The npm ecosystem has been subjected to a massive, highly coordinated supply-chain assault. Within a compressed one-hour envelope, threat actors successfully forced hundreds of malicious versions of popular libraries into the registry, actively targeting downstream developers and continuous integration build systems. This campaign, explicitly linked to the Shai-Hulud threat lineage, poses a severe risk because the corrupted distributions convincingly mimicked standard, benign software updates.
According to telemetry published by Socket, the adversaries distributed 639 malicious versions spanning 323 unique packages on May 19 between 04:56 and 05:56 MSK. The primary focus of the incursion targeted the @antv organization, an enterprise ecosystem responsible for widely deployed data visualization, graphing, flowcharting, and mapping libraries.
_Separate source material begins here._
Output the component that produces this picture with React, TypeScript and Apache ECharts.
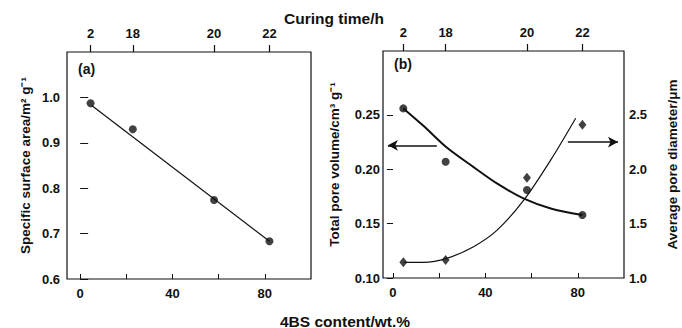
import React, { useEffect, useRef } from "react";
import * as echarts from "echarts";

// Sample positions (4BS content, wt.%) and corresponding curing times
const contentX = [4.5, 22.8, 58, 82];
const curingLabels = ["2", "18", "20", "22"];

// Panel (a): specific surface area, m2/g
const surfaceArea = [0.987, 0.93, 0.774, 0.683];
const surfaceFit = [[5, 0.982], [82, 0.683]];

// Panel (b): total pore volume (cm3/g) and average pore diameter (um)
const poreVolume = [0.256, 0.207, 0.181, 0.158];
const poreDiameter = [1.145, 1.166, 1.923, 2.41];
const volumeCurve = [[4.5, 0.256], [13.2, 0.24], [23.3, 0.22], [34.9, 0.202], [45, 0.187], [56.7, 0.173], [68.3, 0.164], [82, 0.158]];
const diameterCurve = [[4.9, 1.144], [13.2, 1.144], [23.3, 1.181], [34.9, 1.288], [45.1, 1.44], [56.7, 1.718], [68.3, 2.086], [79.1, 2.47]];

const xTicks = [0, 20, 40, 60, 80];
const xLabels = [0, 40, 80];
const aTicks = [0.6, 0.7, 0.8, 0.9, 1.0];
const bLeftTicks = [0.1, 0.15, 0.2, 0.25];
const bRightTicks = [1.0, 1.5, 2.0, 2.5];

const FONT = "'Liberation Sans', Arial, sans-serif";
const INK = "#111";

export default function App() {
  const ref = useRef<HTMLDivElement>(null);
  useEffect(() => {
    if (!ref.current) return;
    const chart = echarts.init(ref.current, null, { renderer: "svg" });
    const lab = { color: INK, fontFamily: FONT, fontWeight: "bold" as const, fontSize: 13 };
    const nameStyle = { color: INK, fontFamily: FONT, fontWeight: "bold" as const, fontSize: 13.5 };
    const axLine = { show: false };
    const curingFmt = (v: number) => {
      const i = contentX.findIndex((c) => Math.abs(c - v) < 0.01);
      return i >= 0 ? curingLabels[i] : "";
    };
    const bottomX = (gi: number, min: number) => ({
      type: "value", gridIndex: gi, min, max: 100, position: "bottom",
      axisLine: axLine, splitLine: { show: false },
      axisTick: { show: true, inside: true, length: 5, customValues: xTicks, lineStyle: { color: INK } },
      axisLabel: { ...lab, customValues: xLabels, margin: 8 },
    });
    const topX = (gi: number, min: number) => ({
      type: "value", gridIndex: gi, min, max: 100, position: "top",
      axisLine: axLine, splitLine: { show: false },
      axisTick: { show: true, inside: false, length: 7, customValues: contentX, lineStyle: { color: INK, width: 1.2 } },
      axisLabel: { ...lab, customValues: contentX, formatter: curingFmt, margin: 12 },
    });
    const option: any = {
      animation: false,
      backgroundColor: "#fff",
      textStyle: { fontFamily: FONT },
      grid: [
        { left: 67, top: 52, width: 244, height: 227, show: true, borderColor: INK, borderWidth: 1.2, backgroundColor: "transparent" },
        { left: 383, top: 51, width: 241, height: 227, show: true, borderColor: INK, borderWidth: 1.2, backgroundColor: "transparent" },
      ],
      xAxis: [bottomX(0, -5.7), topX(0, -5.7), bottomX(1, -4.3), topX(1, -4.3)],
      yAxis: [
        {
          type: "value", gridIndex: 0, min: 0.6, max: 1.1, position: "left",
          axisLine: axLine, splitLine: { show: false },
          axisTick: { show: true, inside: true, length: 8, customValues: aTicks, lineStyle: { color: INK } },
          axisLabel: { ...lab, customValues: aTicks, formatter: (v: number) => v.toFixed(1), margin: 7 },
          name: "Specific surface area/m\u00b2 g\u207b\u00b9", nameLocation: "middle", nameGap: 35, nameRotate: 90,
          nameTextStyle: nameStyle,
        },
        {
          type: "value", gridIndex: 1, min: 0.1, max: 0.3088, position: "left",
          axisLine: axLine, splitLine: { show: false },
          axisTick: { show: true, inside: false, length: 4, customValues: bLeftTicks, lineStyle: { color: INK } },
          axisLabel: { ...lab, customValues: bLeftTicks, formatter: (v: number) => v.toFixed(2), margin: 3 },
          name: "Total pore volume/cm\u00b3 g\u207b\u00b9", nameLocation: "middle", nameGap: 42, nameRotate: 90,
          nameTextStyle: nameStyle,
        },
        {
          type: "value", gridIndex: 1, min: 1.0, max: 3.088, position: "right",
          axisLine: axLine, splitLine: { show: false },
          axisTick: { show: true, inside: true, length: 6, customValues: bRightTicks, lineStyle: { color: INK } },
          axisLabel: { ...lab, customValues: bRightTicks, formatter: (v: number) => v.toFixed(1), margin: 5 },
          name: "Average pore diameter/\u03bcm", nameLocation: "middle", nameGap: 41, nameRotate: 90,
          nameTextStyle: nameStyle,
        },
      ],
      series: [
        {
          type: "line", xAxisIndex: 0, yAxisIndex: 0, data: surfaceFit, symbol: "none",
          lineStyle: { color: INK, width: 1.2 },
        },
        {
          type: "scatter", xAxisIndex: 0, yAxisIndex: 0, symbol: "circle", symbolSize: 8,
          data: contentX.map((x, i) => [x, surfaceArea[i]]), itemStyle: { color: INK },
        },
        {
          type: "line", xAxisIndex: 2, yAxisIndex: 1, data: volumeCurve, symbol: "none", smooth: 0.3,
          lineStyle: { color: INK, width: 2 },
          markLine: {
            silent: true, symbol: ["none", "arrow"], symbolSize: [8, 10],
            lineStyle: { color: INK, width: 1.5, type: "solid" }, label: { show: false },
            data: [[{ coord: [19, 0.222] }, { coord: [-2.2, 0.222] }]],
          },
        },
        {
          type: "scatter", xAxisIndex: 2, yAxisIndex: 1, symbol: "circle", symbolSize: 8,
          data: contentX.map((x, i) => [x, poreVolume[i]]), itemStyle: { color: INK },
        },
        {
          type: "line", xAxisIndex: 2, yAxisIndex: 2, data: diameterCurve, symbol: "none", smooth: 0.3,
          lineStyle: { color: INK, width: 1.2 },
          markLine: {
            silent: true, symbol: ["none", "arrow"], symbolSize: [8, 10],
            lineStyle: { color: INK, width: 1.5, type: "solid" }, label: { show: false },
            data: [[{ coord: [75.7, 2.25] }, { coord: [97.4, 2.25] }]],
          },
        },
        {
          type: "scatter", xAxisIndex: 2, yAxisIndex: 2, symbol: "diamond", symbolSize: [8, 10],
          data: contentX.map((x, i) => [x, poreDiameter[i]]), itemStyle: { color: INK },
        },
      ],
      graphic: [
        { type: "text", left: 78, top: 62, style: { text: "(a)", fill: INK, font: `bold 14px ${FONT}` } },
        { type: "text", left: 394, top: 57, style: { text: "(b)", fill: INK, font: `bold 14px ${FONT}` } },
        { type: "text", x: 334, y: 18, style: { text: "Curing time/h", fill: INK, font: `bold 15.5px ${FONT}`, align: "center", verticalAlign: "middle" } },
        { type: "text", x: 345, y: 321, style: { text: "4BS content/wt.%", fill: INK, font: `bold 15.5px ${FONT}`, align: "center", verticalAlign: "middle" } },
      ],
    };
    chart.setOption(option);
    return () => chart.dispose();
  }, []);
  return <div ref={ref} style={{ width: 682, height: 328, position: "absolute", left: 0, top: 0 }} />;
}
Conspicuous among the compromised assets were @antv/g2, @antv/g6, @antv/x6, @antv/l7, echarts-for-react, timeago.js, size-sensor, and canvas-nest.js.
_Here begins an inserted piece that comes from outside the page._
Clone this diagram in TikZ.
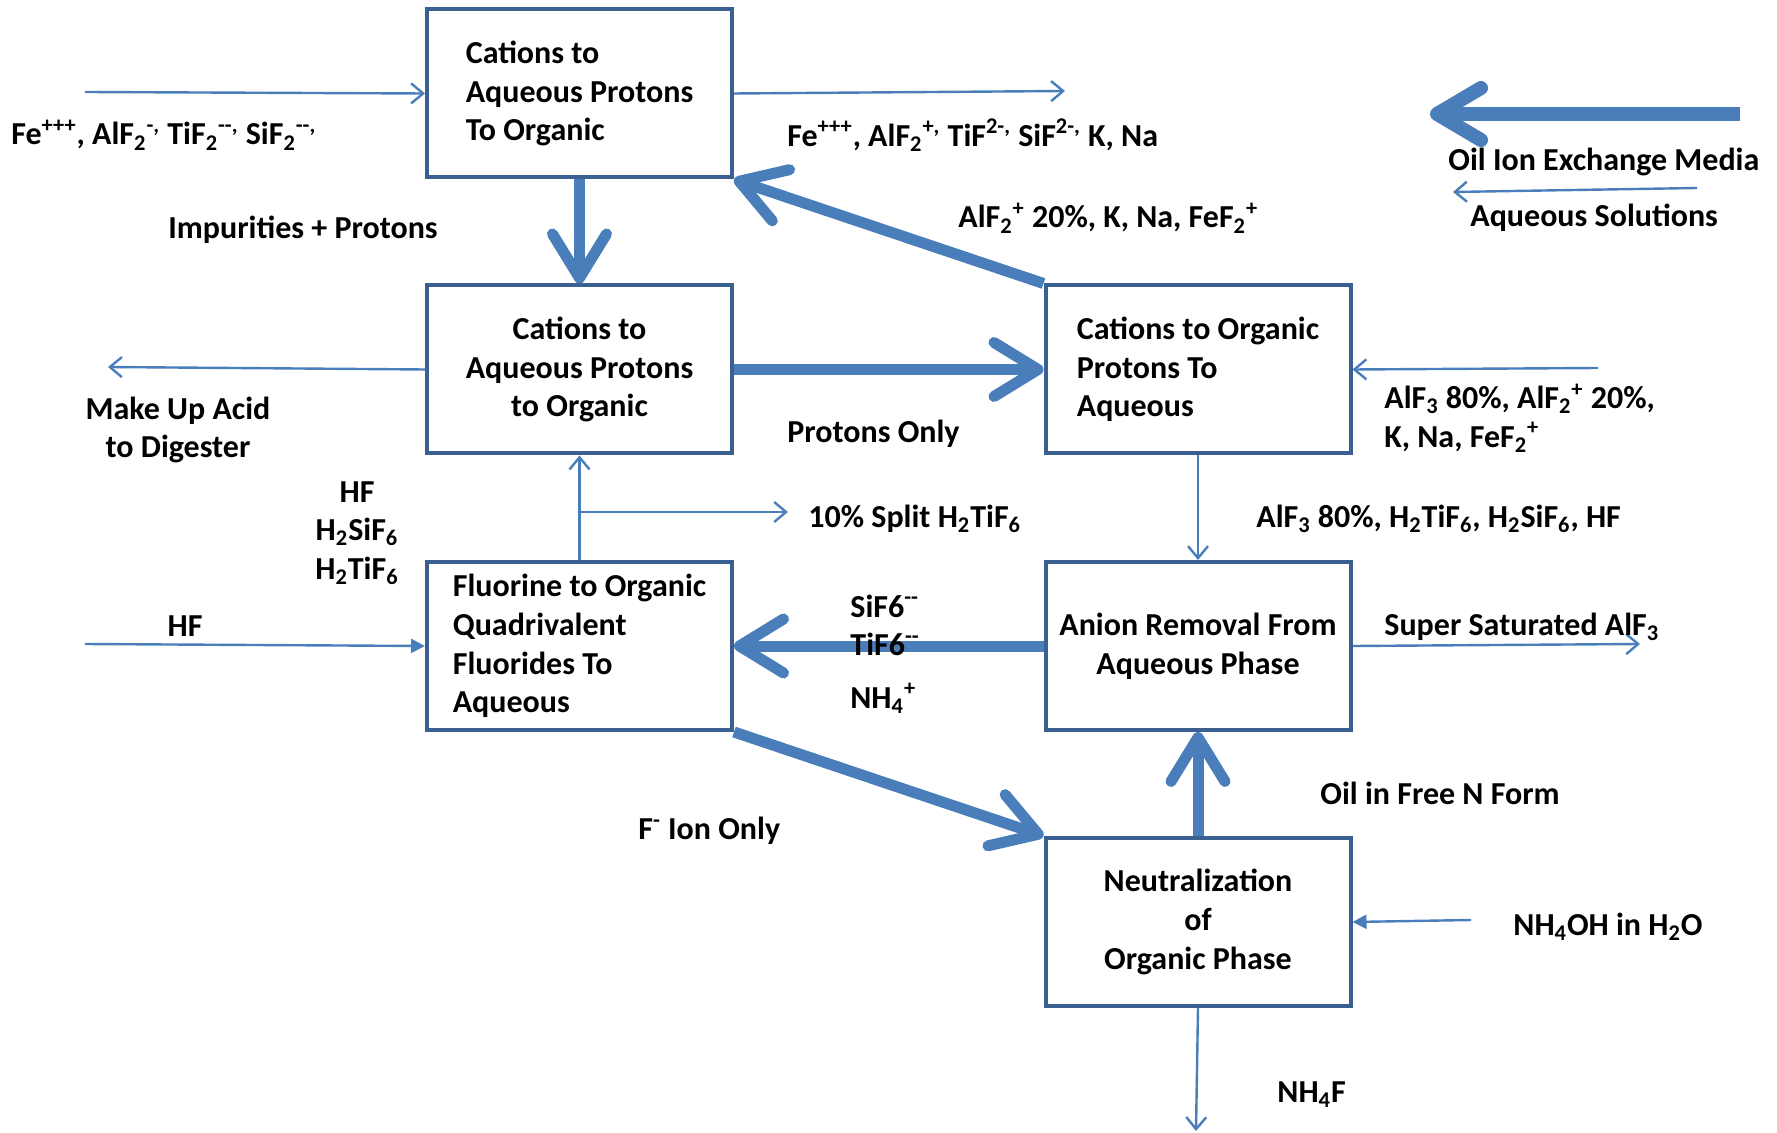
\documentclass[tikz,border=0pt]{standalone}
\usepackage{fontspec}
\setmainfont{Carlito}
\usetikzlibrary{arrows.meta}
\definecolor{boxblue}{RGB}{58,95,145}
\definecolor{flowblue}{RGB}{74,126,187}
\begin{document}
\begin{tikzpicture}[x=0.5pt, y=-0.5pt, font=\bfseries\fontsize{16}{19.3}\selectfont]
		\tikzset{stage/.style = {draw=boxblue, line width=2pt, minimum width=152.5pt, minimum height=84pt, align=center},
			flow/.style = {draw=flowblue, line width=5.5pt, -{Straight Barb[length=22pt,width=27pt,round]}},
			media/.style = {draw=flowblue, line width=7pt, -{Straight Barb[length=22pt,width=26pt,round]}},
			stream/.style = {draw=flowblue, line width=1.2pt, -{Straight Barb[length=6pt,width=10pt]}},
			feed/.style = {draw=flowblue, line width=1.2pt, -{Triangle[length=7pt,width=7pt]}},
			lbl/.style = {inner sep=0pt, anchor=west}}
		\useasboundingbox (0,0) rectangle (1777,1133);
		% Draw process stages
		\node[stage, align=left] (top) at (579.5,93.5) {Cations to\\Aqueous Protons\\To Organic};
		\node[stage] (mid) at (579.5,369.5) {Cations to\\Aqueous Protons\\to Organic};
		\node[stage, align=left] (back) at (1198,369.5) {Cations to Organic\\Protons To\\Aqueous};
		\node[stage, align=left] (fluor) at (579.5,646) {Fluorine to Organic\\Quadrivalent\\Fluorides To\\Aqueous};
		\node[stage] (anion) at (1198,646) {Anion Removal From\\Aqueous Phase};
		\node[stage] (neutr) at (1198,922) {Neutralization\\of\\Organic Phase};
		% Free ends of the streams
		\coordinate (feIn) at (85,92);
		\coordinate (feOut) at (1065,91);
		\coordinate (acidOut) at (108,367);
		\coordinate (backIn) at (1598,368);
		\coordinate (split) at (579.5,512);
		\coordinate (splitOut) at (788,512);
		\coordinate (hfIn) at (85,644);
		\coordinate (superOut) at (1640,644);
		\coordinate (nhIn) at (1471,920);
		\coordinate (nhOut) at (1196,1131);
		\coordinate (oilA) at (1740,114);
		\coordinate (oilB) at (1430,114);
		\coordinate (aqA) at (1697,188);
		\coordinate (aqB) at (1453,192);
		% Organic phase
		\draw[flow] (top) -- (mid);
		\draw[flow] (mid) -- (back);
		\draw[flow] (back.north west) -- (top.south east);
		\draw[flow] (anion) -- (fluor);
		\draw[flow] (fluor.south east) -- (neutr.north west);
		\draw[flow] (neutr) -- (anion);
		\draw[media] (oilA) -- (oilB);
		% Aqueous streams
		\draw[stream] (feIn) -- (top.west);
		\draw[stream] (top.east) -- (feOut);
		\draw[stream] (mid.west) -- (acidOut);
		\draw[stream] (backIn) -- (back.east);
		\draw[stream] (fluor) -- (mid);
		\draw[stream] (split) -- (splitOut);
		\draw[stream] (back) -- (anion);
		\draw[feed] (hfIn) -- (fluor.west);
		\draw[stream] (anion.east) -- (superOut);
		\draw[feed] (nhIn) -- (neutr.east);
		\draw[stream] (neutr.south) -- (nhOut);
		\draw[stream] (aqA) -- (aqB);
		% Labels
		\node[lbl] (feInLbl) at (11,135) {Fe\textsuperscript{+++}, AlF\textsubscript{2}\textsuperscript{-,} TiF\textsubscript{2}\textsuperscript{-{}-,} SiF\textsubscript{2}\textsuperscript{-{}-,}};
		\node[lbl] (feOutLbl) at (787,135) {Fe\textsuperscript{+++}, AlF\textsubscript{2}\textsuperscript{+,} TiF\textsuperscript{2-,} SiF\textsuperscript{2-,} K, Na};
		\node[lbl] (impLbl) at (168,230) {Impurities + Protons};
		\node[lbl] (recLbl) at (958,218) {AlF\textsubscript{2}\textsuperscript{+} 20\%, K, Na, FeF\textsubscript{2}\textsuperscript{+}};
		\node[lbl] (oilLbl) at (1448,162) {Oil Ion Exchange Media};
		\node[lbl] (aqLbl) at (1470,218) {Aqueous Solutions};
		\node[lbl, anchor=center, align=center] (acidLbl) at (178,430) {Make Up Acid\\to Digester};
		\node[lbl] (protLbl) at (787,434) {Protons Only};
		\node[lbl, align=left] (backLbl) at (1384,418) {AlF\textsubscript{3} 80\%, AlF\textsubscript{2}\textsuperscript{+} 20\%,\\K, Na, FeF\textsubscript{2}\textsuperscript{+}};
		\node[lbl] (splitLbl) at (808,519) {10\% Split H\textsubscript{2}TiF\textsubscript{6}};
		\node[lbl, anchor=center, align=center] (acidsLbl) at (357,533) {HF\\H\textsubscript{2}SiF\textsubscript{6}\\H\textsubscript{2}TiF\textsubscript{6}};
		\node[lbl] (midLbl) at (1256,519) {AlF\textsubscript{3} 80\%, H\textsubscript{2}TiF\textsubscript{6}, H\textsubscript{2}SiF\textsubscript{6}, HF};
		\node[lbl, anchor=center] (hfLbl) at (185,626) {HF};
		\node[lbl, align=left] (anionLbl) at (850,654) {SiF6\textsuperscript{-{}-}\\TiF6\textsuperscript{-{}-}\\[7pt]NH\textsubscript{4}\textsuperscript{+}};
		\node[lbl] (superLbl) at (1384,627) {Super Saturated AlF\textsubscript{3}};
		\node[lbl] (fLbl) at (638,831) {F\textsuperscript{-} Ion Only};
		\node[lbl] (freeLbl) at (1320,793) {Oil in Free N Form};
		\node[lbl] (nhInLbl) at (1513,927) {NH\textsubscript{4}OH in H\textsubscript{2}O};
		\node[lbl] (nhOutLbl) at (1277,1095) {NH\textsubscript{4}F};
	\end{tikzpicture}
\end{document}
The genesis of the infection chain trace back to the credential compromise of the atool npm administrative account, a trusted identity utilized to publish portions of the @antv portfolio. The malicious payloads were programmatically injected directly into the core index.js files, engineered to systematically harvest active GitHub and npm session tokens, cloud infrastructure keys, Kubernetes configuration maps, HashiCorp Vault secrets, Docker credentials, SSH keys, local database connection strings, and sensitive environment variables from active CI/CD pipelines. This aggressive harvesting mechanism concurrently impacted local developer workstations and major cloud compilation platforms, including GitHub Actions, GitLab CI, Jenkins, Azure DevOps, CircleCI, Vercel, and Netlify.
To obscure its outbound egress footprint from standard network monitoring utilities, the exfiltrated data was encrypted and routed utilizing the decentralized Session P2P network protocol. Upon establishing access to an intercepted GitHub profile, the malware programmatically initialized clandestine repositories within the victim’s own account to serve as drop zones for the stolen telemetry. Aikido Security initially identified over 2,700 such illicit repositories, a metric that rapidly escalated past 2,900 just prior to public disclosure.
Technical analysis from Endor Labs highlighted an especially alarming architectural evolution: this contemporary iteration of Shai-Hulud possesses the capacity to synthesize cryptographically valid Sigstore attestations by actively hijacking OpenID Connect (OIDC) tokens native to compromised continuous integration environments. Consequently, the tainted npm packages successfully passed standard supply-chain provenance verifications, effectively masquerading as trusted, verified builds despite harboring high-severity credential-harvesting logic.
Furthermore, the malware exhibits robust self-propagating capabilities. The implant validates intercepted npm tokens to identify any upstream packages managed by the victim, programmatically retrieves the tarball archives, injects its own malicious subroutines, and publishes newly infected iterations with bumped version numbers to the registry. Both Socket and Aikido Security deduce that while this variant diverges from ancestral Mini Shai-Hulud specimens, it preserves the foundational adversarial blueprint. Additionally, this contemporary wave implements persistent local backdoors by manipulating localized user settings within Visual Studio Code and Anthropic Claude Code environments.
Software engineers and site reliability cells who ingested any of the impacted dependencies are urgently advised to purge the corrupted versions or immediately roll back environments to verified stable releases compiled prior to May 18. This containment phase must be followed by a comprehensive revocation and rotation of all potentially exposed cryptographic keys, identity tokens, and SSH credentials.